IBEX researchers have sought answers about the ribbon since its discovery in 2009. Comprising primarily space physicists, the IBEX team realized that the galactic magnetic field wrapped around our heliosphere — the giant "bubble" that envelops and protects our solar system — appears to determine the orientation of the ribbon and the placement of energetic particles measured in it.
An unlikely teaming of IBEX researchers with ultra-high-energy cosmic ray physicists, however, has produced complementary insights that dovetail with IBEX's studies to produce a more complete picture of the interactions at the solar system boundary and how they reach much farther out into the space between the stars.
The cosmic ray physics team measured super-high-energy particles to study anisotropies, or the unequal distribution of particles as they arrive from various directions. The particles were expected to be isotropic, or equally distributed as they arrived from all directions. They are indeed seen to be fairly isotropic, but with some anisotropy in different directions.

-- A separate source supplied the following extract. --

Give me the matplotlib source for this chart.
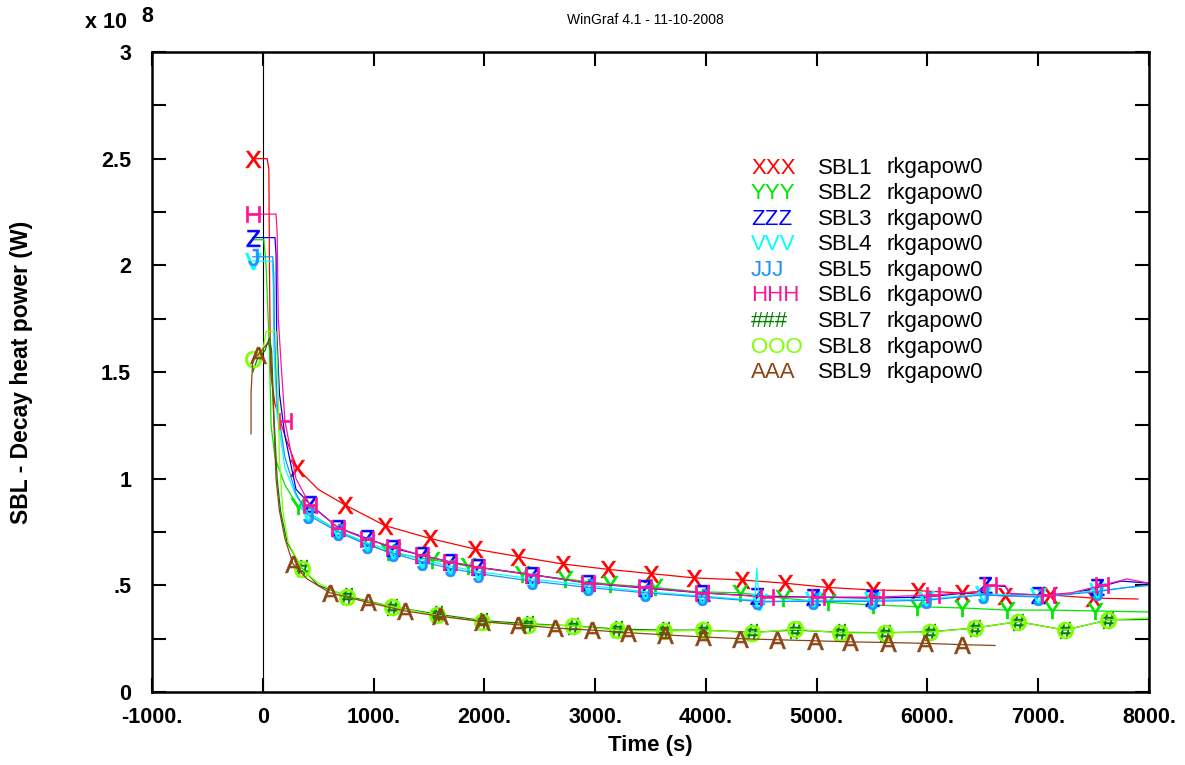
import numpy as np
import matplotlib
matplotlib.use("Agg")
from matplotlib import pyplot as plt

plt.rcParams['font.family'] = ['Liberation Sans', 'DejaVu Sans']
plt.rcParams['mathtext.fontset'] = 'custom'
plt.rcParams['mathtext.rm'] = 'Liberation Sans'
plt.rcParams['mathtext.default'] = 'regular'

# values in units of 1e8 W, time in s
t_sbl1 = [-90, 40, 55, 60, 70, 110, 200, 309, 500, 742, 1103, 1509, 1916, 2304, 2710, 3116, 3504,
          3893, 4326, 4714, 5102, 5508, 5914, 6312, 6700, 7106, 7494, 7900]
p_sbl1 = [2.50, 2.50, 2.45, 2.0, 1.5, 1.35, 1.2, 1.05, 0.95, 0.877, 0.78, 0.72, 0.67, 0.635, 0.60,
          0.575, 0.555, 0.535, 0.525, 0.51, 0.49, 0.478, 0.475, 0.464, 0.45, 0.455, 0.44, 0.436]
mk_sbl1 = [-90, 309, 742, 1103, 1509, 1916, 2304, 2710, 3116, 3504, 3893, 4326, 4714, 5102, 5508,
           5914, 6312, 6700, 7106, 7494]

t_sbl2 = [-90, 10, 30, 60, 75, 110, 200, 318, 700, 1130, 1527, 1852, 2340, 2728, 3134, 3540, 3920,
          4308, 4696, 5102, 5508, 5906, 6312, 6718, 7124, 7512, 8000]
p_sbl2 = [2.12, 2.12, 2.0, 1.6, 1.25, 1.1, 0.97, 0.87, 0.75, 0.655, 0.62, 0.59, 0.555, 0.53, 0.505,
          0.49, 0.47, 0.465, 0.44, 0.42, 0.408, 0.40, 0.394, 0.384, 0.384, 0.38, 0.375]
mk_sbl2 = [318, 1130, 1527, 1852, 2340, 2728, 3134, 3540, 4308, 4696, 5102, 5508, 5906, 6312, 6718,
           7124, 7512]

t_sbl3 = [-90, 110, 120, 125, 150, 200, 300, 426, 680, 940, 1176, 1437, 1690, 1943, 2430, 2936, 3450,
          3974, 4461, 4967, 5500, 5990, 6450, 6520, 6700, 6750, 6998, 7300, 7530, 7750, 8000]
p_sbl3 = [2.13, 2.13, 2.05, 1.7, 1.4, 1.2, 0.95, 0.88, 0.77, 0.72, 0.675, 0.64, 0.61, 0.585, 0.55,
          0.51, 0.487, 0.464, 0.45, 0.445, 0.44, 0.445, 0.47, 0.50, 0.495, 0.46, 0.455, 0.46, 0.49,
          0.52, 0.51]
mk_sbl3 = [-90, 426, 680, 940, 1176, 1437, 1690, 1943, 2430, 2936, 3450, 3974, 4461, 4967, 5500,
           6520, 6998, 7530]

t_sbl4 = [-90, 85, 95, 100, 130, 200, 300, 408, 680, 940, 1176, 1437, 1690, 1943, 2430, 2936, 3450,
          3965, 4440, 4460, 4480, 4967, 5500, 5990, 6500, 7000, 7530, 7800, 8000]
p_sbl4 = [2.02, 2.02, 1.9, 1.6, 1.3, 1.05, 0.92, 0.84, 0.755, 0.70, 0.66, 0.62, 0.59, 0.565, 0.53,
          0.50, 0.47, 0.45, 0.43, 0.58, 0.42, 0.43, 0.43, 0.435, 0.46, 0.45, 0.475, 0.49, 0.50]
mk_sbl4 = [-90, 408, 680, 940, 1176, 1437, 1690, 1943, 2430, 2936, 3450, 3965, 4480, 4967, 5500,
           5990, 6500, 7000, 7530]

t_sbl5 = [-90, 90, 100, 105, 130, 200, 300, 408, 680, 940, 1176, 1437, 1690, 1943, 2430, 2936, 3450,
          3965, 4461, 4967, 5500, 5990, 6500, 7000, 7530, 7800, 8000]
p_sbl5 = [2.04, 2.04, 1.95, 1.7, 1.35, 1.1, 0.93, 0.83, 0.75, 0.69, 0.65, 0.61, 0.58, 0.555, 0.52,
          0.49, 0.465, 0.445, 0.425, 0.425, 0.425, 0.43, 0.455, 0.445, 0.47, 0.49, 0.50]
mk_sbl5 = [-90, 408, 680, 940, 1176, 1437, 1690, 1943, 2430, 2936, 3450, 3965, 4461, 4967, 5500,
           5990, 6500, 7000, 7530]

t_sbl6 = [-90, 120, 130, 140, 170, 200, 300, 426, 680, 940, 1176, 1437, 1690, 1943, 2430, 2936, 3450,
          3965, 4552, 5012, 5545, 6050, 6450, 6565, 6700, 6750, 7088, 7300, 7576, 7800, 8000]
p_sbl6 = [2.24, 2.24, 2.15, 1.75, 1.5, 1.27, 1.0, 0.877, 0.77, 0.715, 0.68, 0.64, 0.61, 0.585, 0.55,
          0.51, 0.49, 0.465, 0.445, 0.445, 0.445, 0.455, 0.47, 0.50, 0.50, 0.46, 0.455, 0.465, 0.50,
          0.53, 0.51]
mk_sbl6 = [-90, 200, 426, 680, 940, 1176, 1437, 1690, 1943, 2430, 2936, 3450, 3965, 4552, 5012, 5545,
           6050, 6565, 7088, 7576]

t_sbl7 = [-90, -50, 20, 60, 80, 100, 130, 160, 220, 354, 500, 760, 1166, 1573, 1979, 2390, 2800,
          3200, 3620, 3974, 4416, 4804, 5210, 5617, 6023, 6430, 6817, 7242, 7630, 8000]
p_sbl7 = [1.50, 1.56, 1.60, 1.66, 1.6, 1.3, 1.0, 0.85, 0.7, 0.58, 0.50, 0.45, 0.40, 0.365, 0.335,
          0.32, 0.31, 0.295, 0.29, 0.29, 0.28, 0.29, 0.28, 0.278, 0.282, 0.30, 0.33, 0.29, 0.338, 0.34]
mk_sbl7 = [354, 760, 1166, 1573, 1979, 2390, 2800, 3200, 3620, 3974, 4416, 4804, 5210, 5617, 6023,
           6430, 6817, 7242, 7630]

t_sbl8 = [-90, 0, 30, 120, 135, 150, 180, 230, 354, 500, 760, 1166, 1573, 1979, 2390, 2800, 3200,
          3620, 3974, 4416, 4804, 5210, 5617, 6023, 6430, 6817, 7242, 7630, 8000]
p_sbl8 = [1.56, 1.60, 1.69, 1.69, 1.5, 1.1, 0.85, 0.7, 0.576, 0.51, 0.445, 0.40, 0.36, 0.33, 0.315,
          0.31, 0.29, 0.285, 0.29, 0.277, 0.295, 0.277, 0.277, 0.281, 0.30, 0.33, 0.29, 0.338, 0.347]
mk_sbl8 = [-90, 354, 760, 1166, 1573, 1979, 2390, 2800, 3200, 3620, 3974, 4416, 4804, 5210, 5617,
           6023, 6430, 6817, 7242, 7630]

t_sbl9 = [-106, -106, -90, -43, 20, 50, 70, 90, 120, 150, 200, 273, 400, 607, 950, 1284, 1600, 1979,
          2304, 2638, 2972, 3297, 3630, 3974, 4308, 4642, 4985, 5300, 5644, 5978, 6312, 6610]
p_sbl9 = [1.21, 1.40, 1.56, 1.58, 1.62, 1.64, 1.6, 1.4, 1.0, 0.85, 0.72, 0.6, 0.53, 0.465, 0.42,
          0.38, 0.355, 0.33, 0.315, 0.30, 0.29, 0.278, 0.268, 0.258, 0.25, 0.245, 0.24, 0.235, 0.232,
          0.228, 0.222, 0.218]
mk_sbl9 = [-43, 273, 607, 950, 1284, 1600, 1979, 2304, 2638, 2972, 3297, 3630, 3974, 4308, 4642,
           4985, 5300, 5644, 5978, 6312]

names = ['SBL1', 'SBL2', 'SBL3', 'SBL4', 'SBL5', 'SBL6', 'SBL7', 'SBL8', 'SBL9']
letters = ['X', 'Y', 'Z', 'V', 'J', 'H', '#', 'O', 'A']
colors = ['#ff0000', '#00e600', '#0000ff', '#00ffff', '#1e90ff', '#ff1493', '#008000', '#7fff00',
          '#8b4513']
times = [t_sbl1, t_sbl2, t_sbl3, t_sbl4, t_sbl5, t_sbl6, t_sbl7, t_sbl8, t_sbl9]
powers = [p_sbl1, p_sbl2, p_sbl3, p_sbl4, p_sbl5, p_sbl6, p_sbl7, p_sbl8, p_sbl9]
marks = [mk_sbl1, mk_sbl2, mk_sbl3, mk_sbl4, mk_sbl5, mk_sbl6, mk_sbl7, mk_sbl8, mk_sbl9]

W, H = 1185, 765
fig = plt.figure(figsize=(W / 100, H / 100), dpi=100)
ax = fig.add_axes([152 / W, 1 - 692 / H, (1149 - 152) / W, (692 - 52) / H])

ax.axvline(0, color='black', lw=0.8, zorder=1)

for t, p, mk, let, c in zip(times, powers, marks, letters, colors):
    idx = [t.index(v) for v in mk]
    sym = r'$\#$' if let == '#' else '$' + let + '$'
    ax.plot(t, p, color=c, lw=0.9, marker=sym, markevery=idx, ms=12, mew=0.5,
            mfc=c, mec=c, zorder=2)

ax.set_xlim(-1000, 8000)
ax.set_ylim(0, 3)
ax.set_xticks(np.arange(-1000, 8001, 1000))
ax.set_xticklabels(['-1000.', '0', '1000.', '2000.', '3000.', '4000.', '5000.', '6000.', '7000.',
                    '8000.'])
yt = np.arange(0, 3.01, 0.25)
ax.set_yticks(yt)
ax.set_yticklabels(['0', '', '.5', '', '1', '', '1.5', '', '2', '', '2.5', '', '3'])
ax.tick_params(direction='in', length=10, width=1.5, top=True, right=True,
               labelsize=15.5)
ax.tick_params(axis='x', pad=11)
ax.tick_params(axis='y', pad=15)
for lab in ax.get_xticklabels() + ax.get_yticklabels():
    lab.set_fontweight('bold')
for s in ax.spines.values():
    s.set_linewidth(1.8)

ax.set_xlabel('Time (s)', fontsize=16, fontweight='bold', labelpad=5)
fig.text(22 / W, 1 - 372 / H, 'SBL - Decay heat power (W)', rotation=90, fontsize=16.5,
         fontweight='bold', ha='center', va='center')
fig.text(106 / W, 1 - 23 / H, 'x 10', fontsize=15.5, fontweight='bold', ha='center', va='center')
fig.text(147 / W, 1 - 16 / H, '8', fontsize=15.5, fontweight='bold', ha='center', va='center')
fig.text(645 / W, 1 - 20 / H, 'WinGraf 4.1 - 11-10-2008', fontsize=10, ha='center', va='center')

# legend as text rows
for i, (nm, let, c) in enumerate(zip(names, letters, colors)):
    y = 1 - (168 + 25.6 * i) / H
    fig.text(751 / W, y, let * 3, color=c, fontsize=16, va='center')
    fig.text(818 / W, y, nm, color='black', fontsize=16, va='center')
    fig.text(887 / W, y, 'rkgapow0', color='black', fontsize=16, va='center')

fig.savefig('out.png', dpi=100)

"The teraelectronvolt (TeV) particles measured by the team are incredible," says Dr. David McComas, IBEX principal investigator and assistant vice president of the Space Science and Engineering Division at Southwest Research Institute. "Each one is up to 12 orders of magnitude more energetic than, for example, a photon of visible light coming from the Sun. To illustrate this scale, consider that $1 raised 12 orders of magnitude is $1,000,000,000,000 — a trillion dollars. These are super-high-energy cosmic rays made in some of the highest energy acceleration mechanisms that exist in the galaxy, such as supernovae."

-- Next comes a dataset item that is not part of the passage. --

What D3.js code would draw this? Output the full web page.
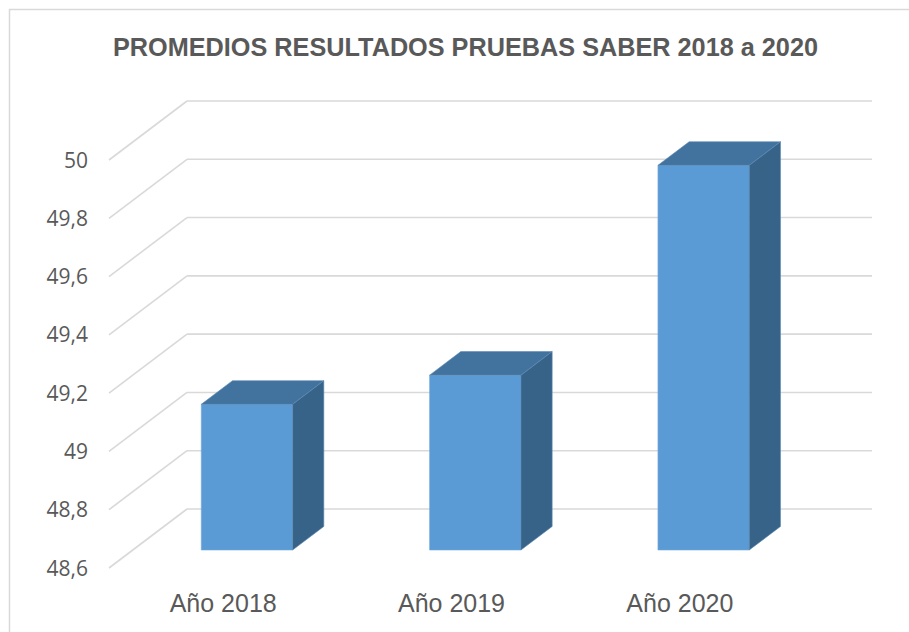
<!DOCTYPE html>
<html>
<head>
<meta charset="utf-8">
<script src="https://cdn.jsdelivr.net/npm/d3@7"></script>
<style>
  body { margin: 0; background: #fff; }
</style>
</head>
<body>
<svg id="chart"></svg>
<script>
// chart data
var categories = ["Año 2018", "Año 2019", "Año 2020"];
var values = [49.1, 49.2, 49.92];
var yTicks = [48.6, 48.8, 49, 49.2, 49.4, 49.6, 49.8, 50];
var title = "PROMEDIOS RESULTADOS PRUEBAS SABER 2018 a 2020";

var width = 909,
    height = 632,
    depthX = 78,   // how far the back wall sits right of the front edge
    depthY = 59,   // and how far up
    barFront = 0.695, // bar front plane, as fraction of depth from the back wall
    barBack = 0.295;

var svg = d3.select("#chart")
    .attr("width", width)
    .attr("height", height);

// outer frame
svg.append("rect")
    .attr("x", 9.5).attr("y", 9.5)
    .attr("width", 1000).attr("height", 1000)
    .attr("fill", "none")
    .attr("stroke", "#d9d9d9")
    .attr("stroke-width", 1.5);

// scales work on the back wall
var xScale = d3.scaleBand().domain(categories).range([187, 872])
    .paddingInner(0.6).paddingOuter(0.3);
var yScale = d3.scaleLinear().domain([48.6, 50]).range([509, 101]);

// shift a back-wall point toward the viewer by s (0 = back, 1 = front)
function proj(x, y, s) {
    return [x - s * depthX, y + s * depthY];
}

// gridlines: back wall + left wall diagonals
var grid = svg.append("g");
yTicks.forEach(function(t) {
    var y = yScale(t);
    var f = proj(187, y, 1);
    grid.append("line")
        .attr("x1", 187).attr("x2", 872)
        .attr("y1", y).attr("y2", y)
        .attr("stroke", "#d9d9d9").attr("stroke-width", 1.6);
    grid.append("line")
        .attr("x1", f[0]).attr("y1", f[1])
        .attr("x2", 187).attr("y2", y)
        .attr("stroke", "#d9d9d9").attr("stroke-width", 1.6);
});

// y tick labels on the front edge
svg.append("g").selectAll("text").data(yTicks).enter().append("text")
    .attr("x", 88)
    .attr("y", function(d) { return proj(187, yScale(d), 1)[1]; })
    .attr("dy", "0.36em")
    .attr("text-anchor", "end")
    .attr("font-family", "'Open Sans', sans-serif")
    .attr("font-size", 21)
    .attr("fill", "#595959")
    .text(function(d) { return String(d).replace(".", ","); });

// bars
var bars = svg.append("g").selectAll("g").data(values).enter().append("g");

function poly(pts) {
    return pts.map(function(p) { return p.join(","); }).join(" ");
}

bars.each(function(d, i) {
    var g = d3.select(this);
    var x0 = xScale(categories[i]),
        x1 = x0 + xScale.bandwidth(),
        yT = yScale(d),
        yB = yScale(48.6);
    // front face
    g.append("polygon")
        .attr("points", poly([proj(x0, yT, barFront), proj(x1, yT, barFront),
                              proj(x1, yB, barFront), proj(x0, yB, barFront)]))
        .attr("fill", "#5b9bd5")
        .attr("stroke", "#6fa8dc").attr("stroke-width", 0.6);
    // top face
    g.append("polygon")
        .attr("points", poly([proj(x0, yT, barFront), proj(x0, yT, barBack),
                              proj(x1, yT, barBack), proj(x1, yT, barFront)]))
        .attr("fill", "#42729e")
        .attr("stroke", "#5b8ab5").attr("stroke-width", 0.6);
    // right side face
    g.append("polygon")
        .attr("points", poly([proj(x1, yT, barFront), proj(x1, yT, barBack),
                              proj(x1, yB, barBack), proj(x1, yB, barFront)]))
        .attr("fill", "#386389")
        .attr("stroke", "#5b8ab5").attr("stroke-width", 0.6);
});

// category labels along the front edge
svg.append("g").selectAll("text").data(categories).enter().append("text")
    .attr("x", function(d) { return xScale(d) + xScale.bandwidth() / 2 - depthX; })
    .attr("y", 612)
    .attr("text-anchor", "middle")
    .attr("font-family", "'Liberation Sans', Arial, sans-serif")
    .attr("font-size", 25)
    .attr("fill", "#595959")
    .text(function(d) { return d; });

// title
svg.append("text")
    .attr("x", 465.5)
    .attr("y", 56)
    .attr("text-anchor", "middle")
    .attr("font-family", "'Liberation Sans', Arial, sans-serif")
    .attr("font-weight", "bold")
    .attr("font-size", 25.5)
    .attr("textLength", 705)
    .attr("lengthAdjust", "spacingAndGlyphs")
    .attr("fill", "#595959")
    .text(title);
</script>
</body>
</html>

The amount of measured anisotropy is small, but clearly ordered by the galactic field that drapes around the heliosphere as measured from the IBEX ribbon, suggesting that the orientation of the magnetic field measured locally at our heliosphere extends much farther out into the galaxy than previously thought. As the high-energy particles arrive from the greater galaxy, they are affected by the magnetic field, leading to the observed anisotropy.
Thus far, combining the heliospheric and high-energy particle data into a simple model has shown good agreement with the observed anisotropy.
Voyagers 1 and 2 kicked off this area of research by taking point measurements as they reached the first outer boundary of our solar system in 2004 and 2007, respectively. IBEX greatly expanded on Voyager data by providing global images of the interactions at the boundary. In weather terms, this is analogous to a weather satellite making regional cloud and wind maps building on the data provided by a couple of weather stations. The addition of high-energy cosmic ray measurements provides data from interstellar distances, well outside our solar system — similar to a satellite gathering weather information across a continent.
"Global Anisotropies in TeV Cosmic Rays Related to the Sun's Local Galactic Environment from IBEX," by N.A. Schwadron, F.C. Adams, E.R. Christian, P. Desiati, P. Frisch, H.O. Funsten, J.R. Jokipii, D.J. McComas, E. Moebius and G.P. Zank was published today in the journal Science online, at the Science Express website.
IBEX is one of NASA's series of low-cost, rapidly developed Small Explorer space missions. Southwest Research Institute in San Antonio leads the IBEX mission with teams of national and international partners. NASA's Goddard Space Flight Center in Greenbelt, Md., manages the Explorers Program for NASA's Science Mission Directorate in Washington.